Mais cette acceptation pourrait être remise en question à l'avenir. Les inégalités croissantes en matière de fortune suscitent un malaise: sont-elles encore compatibles avec la démocratie? Cette question s'est déjà posée à la fin du XIXè siècle. Au XXè siècle, elle a permis de mettre en place une fiscalité progressive et une redistribution sociale, une «parenthèse» historique pour Matthieu Leimgruber.

A cette perception positive qui s'effrite s'ajoute un scepticisme croissant à l'égard de l'influence politique des personnes fortunées. Ainsi, un sondage exclusif réalisé par l'institut de sondage Sotomo pour Blick début décembre a montré qu'une majorité des personnes interrogées portent un regard critique sur les entrepreneurs fortunés en politique.
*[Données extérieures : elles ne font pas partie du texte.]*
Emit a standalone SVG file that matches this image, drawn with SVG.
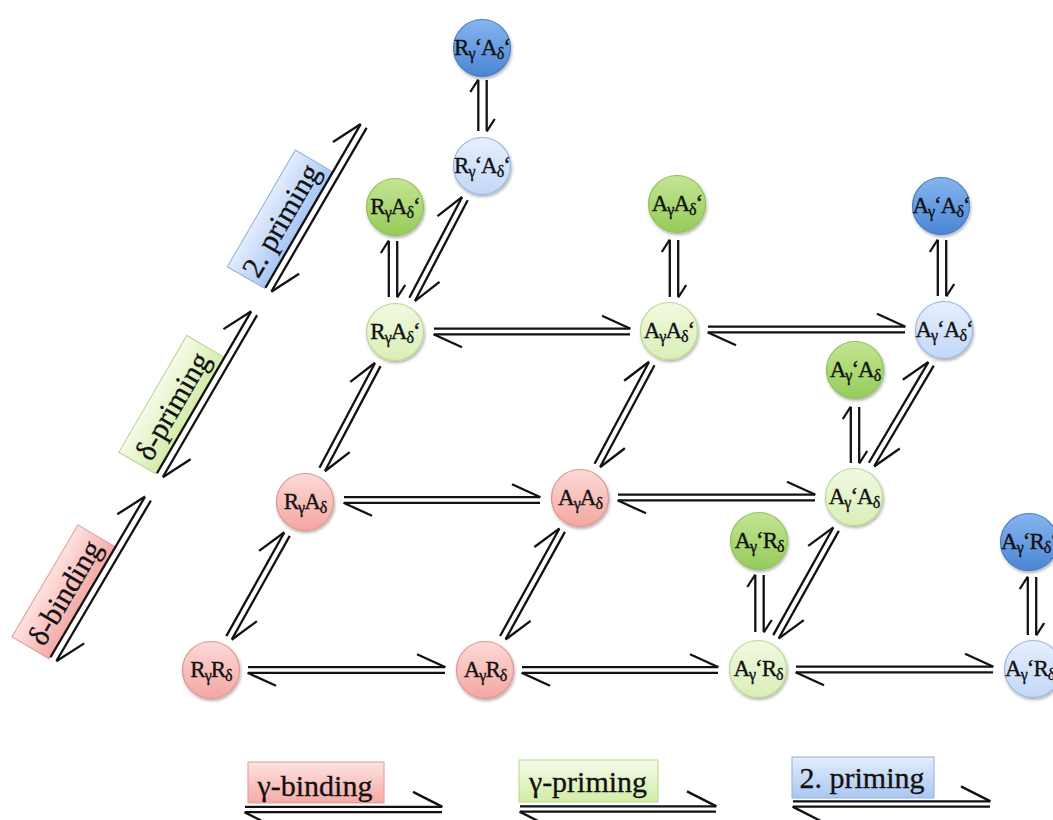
<svg xmlns="http://www.w3.org/2000/svg" width="1053" height="820" viewBox="0 0 1053 820">
<defs>
<style>
.nl{font-family:"Liberation Serif","Times New Roman",serif;font-size:23px;fill:#111;stroke:#111;stroke-width:0.35;text-anchor:middle;letter-spacing:-1px}
.s{font-size:16px}
.lt{font-family:"Liberation Serif","Times New Roman",serif;font-size:30px;fill:#111;stroke:#111;stroke-width:0.3;text-anchor:middle}
.eq line,.eqv line,.eql line{stroke:#111;stroke-width:2.3;fill:none}
.eq line{marker-end:url(#barb)}
.eqv line{marker-end:url(#barbS)}
.eql line{marker-end:url(#barbL)}
.node circle{stroke-width:1.2;filter:url(#sh)}
.red circle{fill:url(#gRed);stroke:#e0958f}
.lgr circle{fill:url(#gLg);stroke:#bcd893}
.grn circle{fill:url(#gGr);stroke:#8fc25a}
.lbl circle{fill:url(#gLb);stroke:#97b7e6}
.blu circle{fill:url(#gBl);stroke:#4a7cc6}
.box{stroke-width:1}
</style>
<linearGradient id="gRed" x1="0" y1="0" x2="0" y2="1"><stop offset="0" stop-color="#fcdad7"/><stop offset="1" stop-color="#f4a6a2"/></linearGradient>
<linearGradient id="gLg" x1="0" y1="0" x2="0" y2="1"><stop offset="0" stop-color="#f1f9e2"/><stop offset="1" stop-color="#d9efb6"/></linearGradient>
<linearGradient id="gGr" x1="0" y1="0" x2="0" y2="1"><stop offset="0" stop-color="#c3e593"/><stop offset="1" stop-color="#96cb5a"/></linearGradient>
<linearGradient id="gLb" x1="0" y1="0" x2="0" y2="1"><stop offset="0" stop-color="#e6effd"/><stop offset="1" stop-color="#c3d7f7"/></linearGradient>
<linearGradient id="gBl" x1="0" y1="0" x2="0" y2="1"><stop offset="0" stop-color="#86b5ee"/><stop offset="1" stop-color="#4a85d5"/></linearGradient>
<linearGradient id="bRed" x1="0" y1="0" x2="0" y2="1"><stop offset="0" stop-color="#fde3e1"/><stop offset="1" stop-color="#f5aaa6"/></linearGradient>
<linearGradient id="bGr" x1="0" y1="0" x2="0" y2="1"><stop offset="0" stop-color="#f5fbea"/><stop offset="1" stop-color="#d3eca8"/></linearGradient>
<linearGradient id="bBl" x1="0" y1="0" x2="0" y2="1"><stop offset="0" stop-color="#e4edfc"/><stop offset="1" stop-color="#a9c7f3"/></linearGradient>
<filter id="sh" x="-30%" y="-30%" width="160%" height="160%"><feDropShadow dx="1" dy="2" stdDeviation="1.5" flood-color="#000" flood-opacity="0.3"/></filter>
<marker id="barb" markerUnits="userSpaceOnUse" orient="auto" refX="0" refY="0" markerWidth="40" markerHeight="40" overflow="visible"><path d="M0.5,0 L-28,-13" fill="none" stroke="#111" stroke-width="2.3"/></marker>
<marker id="barbS" markerUnits="userSpaceOnUse" orient="auto" refX="0" refY="0" markerWidth="20" markerHeight="20" overflow="visible"><path d="M0.5,0 L-12,-8" fill="none" stroke="#111" stroke-width="2.3"/></marker>
<marker id="barbL" markerUnits="userSpaceOnUse" orient="auto" refX="0" refY="0" markerWidth="40" markerHeight="40" overflow="visible"><path d="M0.5,0 L-29,-15" fill="none" stroke="#111" stroke-width="2.3"/></marker>
</defs>

<g id="connectors">
<g class="eq" transform="translate(248,670)"><line x1="0" y1="-2.8" x2="197" y2="-2.8"/><line x1="197" y1="2.8" x2="0" y2="2.8"/></g>
<g class="eq" transform="translate(522,670)"><line x1="0" y1="-2.8" x2="196" y2="-2.8"/><line x1="196" y1="2.8" x2="0" y2="2.8"/></g>
<g class="eq" transform="translate(796,669.5)"><line x1="0" y1="-2.8" x2="197" y2="-2.8"/><line x1="197" y1="2.8" x2="0" y2="2.8"/></g>
<g class="eq" transform="translate(344,500)"><line x1="0" y1="-2.8" x2="196" y2="-2.8"/><line x1="196" y1="2.8" x2="0" y2="2.8"/></g>
<g class="eq" transform="translate(618,497.5)"><line x1="0" y1="-2.8" x2="197" y2="-2.8"/><line x1="197" y1="2.8" x2="0" y2="2.8"/></g>
<g class="eq" transform="translate(434,331.5)"><line x1="0" y1="-2.8" x2="196" y2="-2.8"/><line x1="196" y1="2.8" x2="0" y2="2.8"/></g>
<g class="eq" transform="translate(708,329.5)"><line x1="0" y1="-2.8" x2="197" y2="-2.8"/><line x1="197" y1="2.8" x2="0" y2="2.8"/></g>
<g class="eq" transform="translate(229.1,637.7) rotate(-60.78)"><line x1="0" y1="-3.2" x2="118.5" y2="-3.2"/><line x1="118.5" y1="3.2" x2="0" y2="3.2"/></g>
<g class="eq" transform="translate(322.3,469.3) rotate(-62.1)"><line x1="0" y1="-3.2" x2="118.4" y2="-3.2"/><line x1="118.4" y1="3.2" x2="0" y2="3.2"/></g>
<g class="eq" transform="translate(502.9,637.6) rotate(-61.1)"><line x1="0" y1="-3.2" x2="122.5" y2="-3.2"/><line x1="122.5" y1="3.2" x2="0" y2="3.2"/></g>
<g class="eq" transform="translate(597.4,465.3) rotate(-61.9)"><line x1="0" y1="-3.2" x2="115.2" y2="-3.2"/><line x1="115.2" y1="3.2" x2="0" y2="3.2"/></g>
<g class="eq" transform="translate(776,636.7) rotate(-60.8)"><line x1="0" y1="-3.2" x2="123" y2="-3.2"/><line x1="123" y1="3.2" x2="0" y2="3.2"/></g>
<g class="eq" transform="translate(871.6,464.4) rotate(-59.4)"><line x1="0" y1="-3.2" x2="116.7" y2="-3.2"/><line x1="116.7" y1="3.2" x2="0" y2="3.2"/></g>
<g class="eq" transform="translate(412.2,299.2) rotate(-62.35)"><line x1="0" y1="-3.2" x2="113.4" y2="-3.2"/><line x1="113.4" y1="3.2" x2="0" y2="3.2"/></g>
<g class="eqv" transform="translate(393,297) rotate(-90)"><line x1="0" y1="-4.2" x2="56" y2="-4.2"/><line x1="56" y1="4.2" x2="0" y2="4.2"/></g>
<g class="eqv" transform="translate(674,297) rotate(-90)"><line x1="0" y1="-4.2" x2="57" y2="-4.2"/><line x1="57" y1="4.2" x2="0" y2="4.2"/></g>
<g class="eqv" transform="translate(942,296) rotate(-90)"><line x1="0" y1="-4.2" x2="56" y2="-4.2"/><line x1="56" y1="4.2" x2="0" y2="4.2"/></g>
<g class="eqv" transform="translate(855,463) rotate(-90)"><line x1="0" y1="-4.2" x2="56" y2="-4.2"/><line x1="56" y1="4.2" x2="0" y2="4.2"/></g>
<g class="eqv" transform="translate(759.5,632) rotate(-90)"><line x1="0" y1="-4.2" x2="57" y2="-4.2"/><line x1="57" y1="4.2" x2="0" y2="4.2"/></g>
<g class="eqv" transform="translate(1032,635) rotate(-90)"><line x1="0" y1="-4.2" x2="58" y2="-4.2"/><line x1="58" y1="4.2" x2="0" y2="4.2"/></g>
<g class="eqv" transform="translate(482.5,131) rotate(-90)"><line x1="0" y1="-4.2" x2="51" y2="-4.2"/><line x1="51" y1="4.2" x2="0" y2="4.2"/></g>
</g>

<g id="n-RR" class="node red"><circle cx="211" cy="670" r="28.5"/><text class="nl" x="211" y="677">R<tspan class="s" dy="4">γ</tspan><tspan dy="-4">R</tspan><tspan class="s" dy="4">δ</tspan></text></g>
<g id="n-AR" class="node red"><circle cx="485" cy="670" r="28.5"/><text class="nl" x="485" y="677">A<tspan class="s" dy="4">γ</tspan><tspan dy="-4">R</tspan><tspan class="s" dy="4">δ</tspan></text></g>
<g id="n-RA" class="node red"><circle cx="305" cy="502" r="28.5"/><text class="nl" x="305" y="509">R<tspan class="s" dy="4">γ</tspan><tspan dy="-4">A</tspan><tspan class="s" dy="4">δ</tspan></text></g>
<g id="n-AA" class="node red"><circle cx="580" cy="498" r="28.5"/><text class="nl" x="580" y="505">A<tspan class="s" dy="4">γ</tspan><tspan dy="-4">A</tspan><tspan class="s" dy="4">δ</tspan></text></g>

<g id="n-ApR" class="node lgr"><circle cx="758" cy="669" r="28.5"/><text class="nl" x="758" y="676">A<tspan class="s" dy="4">γ</tspan><tspan dy="-4">‘R</tspan><tspan class="s" dy="4">δ</tspan></text></g>
<g id="n-ApA" class="node lgr"><circle cx="854" cy="497" r="28.5"/><text class="nl" x="854" y="504">A<tspan class="s" dy="4">γ</tspan><tspan dy="-4">‘A</tspan><tspan class="s" dy="4">δ</tspan></text></g>
<g id="n-RAp" class="node lgr"><circle cx="395" cy="332" r="28.5"/><text class="nl" x="395" y="339">R<tspan class="s" dy="4">γ</tspan><tspan dy="-4">A</tspan><tspan class="s" dy="4">δ</tspan><tspan dy="-4">‘</tspan></text></g>
<g id="n-AAp" class="node lgr"><circle cx="669" cy="331" r="28.5"/><text class="nl" x="669" y="338">A<tspan class="s" dy="4">γ</tspan><tspan dy="-4">A</tspan><tspan class="s" dy="4">δ</tspan><tspan dy="-4">‘</tspan></text></g>

<g id="n-ApRp" class="node lbl"><circle cx="1033" cy="669" r="28.5"/><text class="nl" x="1033" y="676">A<tspan class="s" dy="4">γ</tspan><tspan dy="-4">‘R</tspan><tspan class="s" dy="4">δ</tspan><tspan dy="-4">‘</tspan></text></g>
<g id="n-ApAp" class="node lbl"><circle cx="944" cy="330" r="28.5"/><text class="nl" x="944" y="337">A<tspan class="s" dy="4">γ</tspan><tspan dy="-4">‘A</tspan><tspan class="s" dy="4">δ</tspan><tspan dy="-4">‘</tspan></text></g>
<g id="n-RpAp" class="node lbl"><circle cx="482" cy="166" r="28.5"/><text class="nl" x="482" y="173">R<tspan class="s" dy="4">γ</tspan><tspan dy="-4">‘A</tspan><tspan class="s" dy="4">δ</tspan><tspan dy="-4">‘</tspan></text></g>

<g id="n-RAp-g" class="node grn"><circle cx="395" cy="207" r="28.5"/><text class="nl" x="395" y="214">R<tspan class="s" dy="4">γ</tspan><tspan dy="-4">A</tspan><tspan class="s" dy="4">δ</tspan><tspan dy="-4">‘</tspan></text></g>
<g id="n-AAp-g" class="node grn"><circle cx="677" cy="204" r="28.5"/><text class="nl" x="677" y="211">A<tspan class="s" dy="4">γ</tspan><tspan dy="-4">A</tspan><tspan class="s" dy="4">δ</tspan><tspan dy="-4">‘</tspan></text></g>
<g id="n-ApA-g" class="node grn"><circle cx="855" cy="370" r="28.5"/><text class="nl" x="855" y="377">A<tspan class="s" dy="4">γ</tspan><tspan dy="-4">‘A</tspan><tspan class="s" dy="4">δ</tspan></text></g>
<g id="n-ApR-g" class="node grn"><circle cx="759" cy="541" r="28.5"/><text class="nl" x="759" y="548">A<tspan class="s" dy="4">γ</tspan><tspan dy="-4">‘R</tspan><tspan class="s" dy="4">δ</tspan></text></g>

<g id="n-RpAp-b" class="node blu"><circle cx="482" cy="48" r="28.5"/><text class="nl" x="482" y="55">R<tspan class="s" dy="4">γ</tspan><tspan dy="-4">‘A</tspan><tspan class="s" dy="4">δ</tspan><tspan dy="-4">‘</tspan></text></g>
<g id="n-ApAp-b" class="node blu"><circle cx="941" cy="206" r="28.5"/><text class="nl" x="941" y="213">A<tspan class="s" dy="4">γ</tspan><tspan dy="-4">‘A</tspan><tspan class="s" dy="4">δ</tspan><tspan dy="-4">‘</tspan></text></g>
<g id="n-ApRp-b" class="node blu"><circle cx="1029" cy="542" r="28.5"/><text class="nl" x="1029" y="549">A<tspan class="s" dy="4">γ</tspan><tspan dy="-4">‘R</tspan><tspan class="s" dy="4">δ</tspan><tspan dy="-4">‘</tspan></text></g>

<g id="leg-dbinding" transform="translate(53.5,659) rotate(-59.5)">
<rect class="box" x="-2" y="-47" width="130" height="43" fill="url(#bRed)" stroke="#e09a96"/>
<text class="lt" x="63" y="-14">δ-binding</text>
<g class="eql"><line x1="0" y1="-3.5" x2="186" y2="-3.5"/><line x1="186" y1="3.5" x2="0" y2="3.5"/></g>
</g>
<g id="leg-dpriming" transform="translate(160,475) rotate(-59.8)">
<rect class="box" x="-1" y="-47" width="135" height="43" fill="url(#bGr)" stroke="#b5d58a"/>
<text class="lt" x="66" y="-14">δ-priming</text>
<g class="eql"><line x1="0" y1="-3.5" x2="187" y2="-3.5"/><line x1="187" y1="3.5" x2="0" y2="3.5"/></g>
</g>
<g id="leg-2priming-l" transform="translate(268.5,289.5) rotate(-59.8)">
<rect class="box" x="-1" y="-47" width="135" height="43" fill="url(#bBl)" stroke="#8fb0e2"/>
<text class="lt" x="66" y="-14">2. priming</text>
<g class="eql"><line x1="0" y1="-3.5" x2="189" y2="-3.5"/><line x1="189" y1="3.5" x2="0" y2="3.5"/></g>
</g>

<g id="leg-gbinding">
<rect class="box" x="248" y="762" width="136" height="41" fill="url(#bRed)" stroke="#e09a96"/>
<text class="lt" x="315" y="796">γ-binding</text>
<g class="eql" transform="translate(245,809.5)"><line x1="0" y1="-2.6" x2="197" y2="-2.6"/><line x1="197" y1="2.6" x2="0" y2="2.6"/></g>
</g>
<g id="leg-gpriming">
<rect class="box" x="519" y="760" width="139" height="42" fill="url(#bGr)" stroke="#b5d58a"/>
<text class="lt" x="588" y="792">γ-priming</text>
<g class="eql" transform="translate(520,809)"><line x1="0" y1="-2.6" x2="196" y2="-2.6"/><line x1="196" y1="2.6" x2="0" y2="2.6"/></g>
</g>
<g id="leg-2priming-b">
<rect class="box" x="792" y="757" width="142" height="41" fill="url(#bBl)" stroke="#8fb0e2"/>
<text class="lt" x="862" y="788">2. priming</text>
<g class="eql" transform="translate(793,804)"><line x1="0" y1="-2.6" x2="197" y2="-2.6"/><line x1="197" y1="2.6" x2="0" y2="2.6"/></g>
</g>
</svg>
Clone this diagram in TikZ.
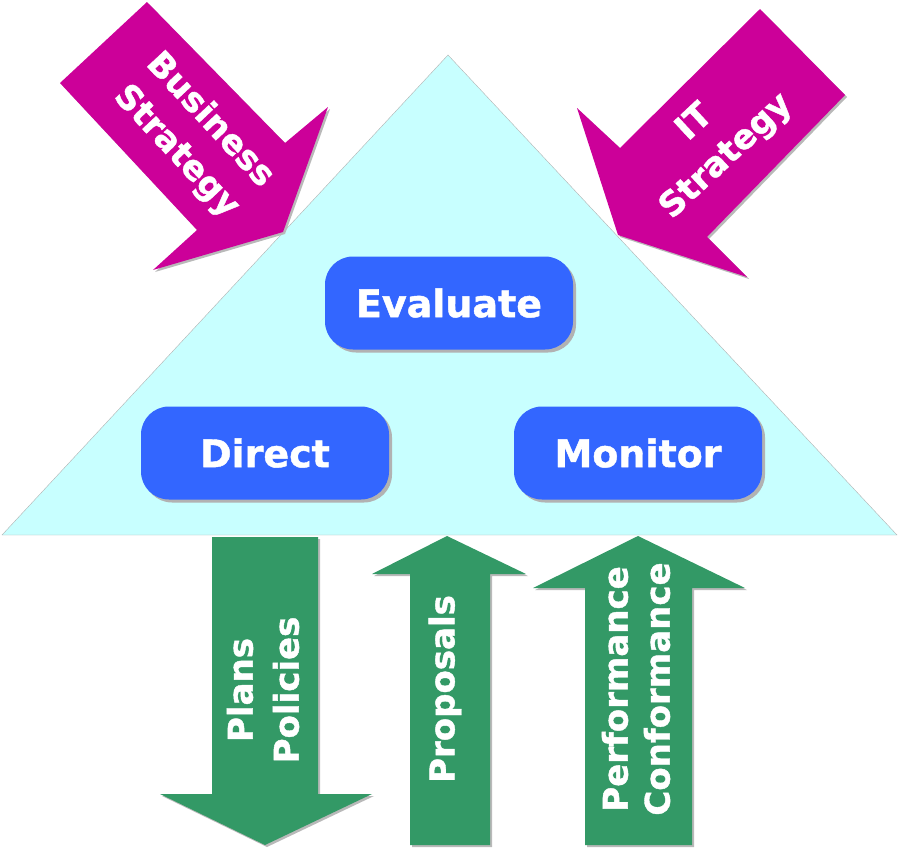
\documentclass[tikz,border=0pt]{standalone}
\usepackage{fontspec}
\setmainfont{DejaVu Sans}[BoldFeatures={FakeBold=1.2}]
\usetikzlibrary{shadows}
\definecolor{govcyan}{HTML}{C8FFFF}
\definecolor{govblue}{HTML}{3366FF}
\definecolor{govmagenta}{HTML}{CC0099}
\definecolor{govgreen}{HTML}{339966}
\begin{document}
\begin{tikzpicture}[x=1pt, y=-1pt, thick]
  \tikzstyle{govbox} = [rectangle, rounded corners=28pt, fill=govblue, text=white, font=\bfseries\fontsize{38}{44}\selectfont, minimum width=248pt, minimum height=93pt, drop shadow={shadow xshift=3pt, shadow yshift=-3pt, fill=gray!60, opacity=1}]
  \tikzstyle{bigarrow} = [drop shadow={shadow xshift=2pt, shadow yshift=-2pt, fill=gray!55, opacity=1}]
  \tikzstyle{arrowtext} = [text=white, align=center, font=\bfseries\fontsize{34}{46}\selectfont]
  \useasboundingbox (0,0) rectangle (900,849);

  % triangle
  \draw[fill=govcyan, draw=gray!60, thin] (448,55) -- (897,535) -- (2,535) -- cycle;

  % strategy arrows
  \fill[govmagenta, bigarrow] (147,2) -- (60,83) -- (197,230) -- (153,270) -- (283,232) -- (328,107) -- (285,143) -- cycle;
  \fill[govmagenta, bigarrow] (760,9) -- (845,95) -- (707,237) -- (747,277) -- (618,235) -- (577,108) -- (620,148) -- cycle;
  \node[arrowtext, rotate=-47] (bizstrat) at (193,136) {Business\\Strategy};
  \node[arrowtext, rotate=43] (itstrat) at (711,140) {IT\\Strategy};

  % governance boxes
  \node[govbox] (evaluate) at (449,303) {Evaluate};
  \node[govbox] (direct) at (265,453) {Direct};
  \node[govbox] (monitor) at (638,453) {Monitor};

  % outputs and inputs
  \fill[govgreen, bigarrow] (212,537) -- (318,537) -- (318,794) -- (372,794) -- (265,845) -- (160,794) -- (212,794) -- cycle;
  \fill[govgreen, bigarrow] (447,536) -- (526,574) -- (490,574) -- (490,845) -- (410,845) -- (410,574) -- (372,574) -- cycle;
  \fill[govgreen, bigarrow] (638,536) -- (745,588) -- (692,588) -- (692,845) -- (585,845) -- (585,588) -- (533,588) -- cycle;
  \node[arrowtext, rotate=90] (plans) at (263,690) {Plans\\Policies};
  \node[arrowtext, rotate=90] (proposals) at (445,689) {Proposals};
  \node[arrowtext, rotate=90, font=\bfseries\fontsize{34}{42}\selectfont] (perf) at (636,689) {Performance\\Conformance};
\end{tikzpicture}
\end{document}
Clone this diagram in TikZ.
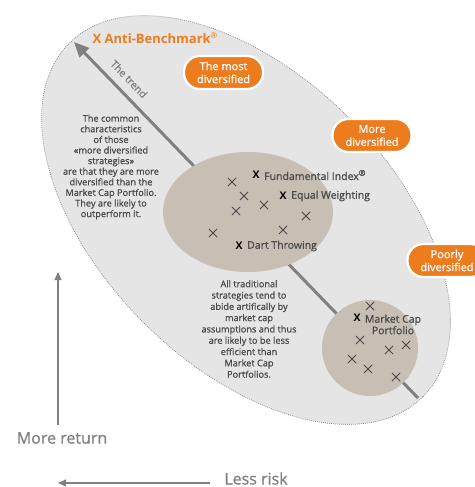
\documentclass[tikz,border=0pt]{standalone}
\usepackage{fontspec}
\setmainfont{Open Sans}
\newfontfamily\medf{Open Sans}[FakeBold=0.9]
\usetikzlibrary{arrows.meta,shapes.misc}
\definecolor{orng}{HTML}{EC7C1E}
\definecolor{ellfill}{HTML}{E5E5E5}
\definecolor{taupe}{HTML}{C8BFB4}
\definecolor{txtgray}{HTML}{4A4A4A}
\definecolor{axgray}{HTML}{808080}
\definecolor{dotgray}{HTML}{8C8C8C}
\newcommand\regm{\raisebox{0.75ex}{\fontsize{8}{8}\selectfont\mdseries ®}}
\begin{document}
\begin{tikzpicture}[x=1pt,y=-1pt,
 pill/.style={rectangle, rounded corners=16pt, fill=orng, draw=white, line width=2.2pt, minimum width=79pt, minimum height=33pt, text=white, font=\medf\fontsize{11}{13}\selectfont, align=center, inner sep=0pt},
 body/.style={text=txtgray, font=\medf\fontsize{9.2}{10.6}\selectfont, align=center, inner sep=0pt},
 lbl/.style={text=txtgray, font=\medf\fontsize{10.5}{11.5}\selectfont, anchor=west, inner sep=0pt},
 bx/.style={text=black, font=\fontsize{10.5}{11}\selectfont\bfseries, inner sep=0pt},
 xm/.style={cross out, draw=txtgray, line width=0.75pt, minimum size=7.5pt, inner sep=0pt},
 axlbl/.style={text=axgray, font=\medf\fontsize{16}{18}\selectfont, inner sep=0pt}
]
\useasboundingbox (0,0) rectangle (474,487);
% big ellipse
\begin{scope}[shift={(246,220)},rotate=-45]
 \fill[ellfill] (0,0) ellipse [x radius=250, y radius=145];
 \draw[dotgray, line width=0.8pt, dash pattern=on 0.8pt off 1.2pt] (0,0) ellipse [x radius=250, y radius=145];
\end{scope}
% trend arrow
\coordinate (tS) at (418,398);
\coordinate (tE) at (74,42);
\draw[axgray, line width=3pt, -{Triangle[length=15pt,width=13pt]}] (tS) -- (tE);
\node[rotate=-46, text=axgray, font=\medf\fontsize{10.5}{12}\selectfont, inner sep=0pt] (trend) at (129,79) {The trend};
% taupe ellipses
\fill[taupe] (248,212) ellipse [x radius=85, y radius=60];
\fill[taupe] (370,348) circle [radius=48];
% thin crosses
\node[xm] (c1) at (232,182) {};
\node[xm] (c2) at (244,196) {};
\node[xm] (c3) at (236,211) {};
\node[xm] (c4) at (264,205) {};
\node[xm] (c5) at (213,233) {};
\node[xm] (c6) at (283,230) {};
\node[xm] (c7) at (306,216) {};
\node[xm] (m1) at (370,306) {};
\node[xm] (m2) at (360,340) {};
\node[xm] (m3) at (389,350) {};
\node[xm] (m4) at (406,345) {};
\node[xm] (m5) at (352,359) {};
\node[xm] (m6) at (368,369) {};
\node[xm] (m7) at (396,377) {};
% bold markers and labels
\node[bx] (bf) at (256,175) {X};
\node[lbl] (lf) at (264,175) {Fundamental Index\regm};
\node[bx] (be) at (283,196) {X};
\node[lbl] (le) at (291,196) {Equal Weighting};
\node[bx] (bd) at (239,246) {X};
\node[lbl] (ld) at (247,246) {Dart Throwing};
\node[bx] (bm) at (357,318) {X};
\node[text=txtgray, font=\medf\fontsize{10.5}{11.5}\selectfont, align=center, inner sep=0pt] (lm) at (393,324.5) {Market Cap\\Portfolio};
% body texts
\node[body] (t1) at (111,167) {The common\\characteristics\\of those\\«more diversified\\strategies»\\are that they are more\\diversified than the\\Market Cap Portfolio.\\They are likely to\\outperform it.};
\node[body, font=\medf\fontsize{9.2}{11.3}\selectfont] (t2) at (249,329) {All traditional\\strategies tend to\\abide artifically by\\market cap\\assumptions and thus\\are likely to be less\\efficient than\\Market Cap\\Portfolios.};
% anti-benchmark
\node[text=orng, font=\fontsize{13}{15}\selectfont\bfseries, inner sep=0pt] (anti) at (155,38) {X Anti-Benchmark\regm};
% pills
\node[pill] (p1) at (223.5,72.5) {The most\\diversified};
\node[pill] (p2) at (372,135.5) {More\\diversified};
\node[pill] (p3) at (447,260.5) {Poorly\\diversified};
% axes
\coordinate (vS) at (58,425);
\coordinate (vE) at (58,272);
\draw[axgray, line width=1.1pt, -{Triangle[length=8pt,width=7pt]}] (vS) -- (vE);
\node[axlbl] (ret) at (62,438) {More return};
\coordinate (hS) at (210,483);
\coordinate (hE) at (58,483);
\draw[axgray, line width=1.1pt, -{Triangle[length=8pt,width=7pt]}] (hS) -- (hE);
\node[axlbl] (risk) at (256,478.5) {Less risk};
\end{tikzpicture}
\end{document}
Par ailleurs, plus des deux tiers des personnes interrogées sont convaincues que les personnes très riches ont considérablement gagné en influence politique au cours des dix dernières années et jugent négativement les cadeaux offerts par la «Team Switzerland». C'est peut-être précisément ce champ de tensions qui explique pourquoi Alfred Gantner réclame désormais lui-même une augmentation des impôts sur la fortune pour les personnes très riches.

Alors, notre pays est-il en train de devenir une oligarchie? Oui et non. «La Suisse a des tendances oligarchiques», affirme Ueli Mäder, spécialiste des questions liées à la richesse. Mais il existe également des contrepoids importants, tels que la démocratie directe, qui limitent la concentration du pouvoir. Néanmoins, à l'époque, Alfred Escher avait été élu par le peuple. Hans Sulzer agissait officiellement au nom du Conseil fédéral. Alfred Gantner et ses acolytes semblent, eux, pouvoir se passer de cette légitimité politique.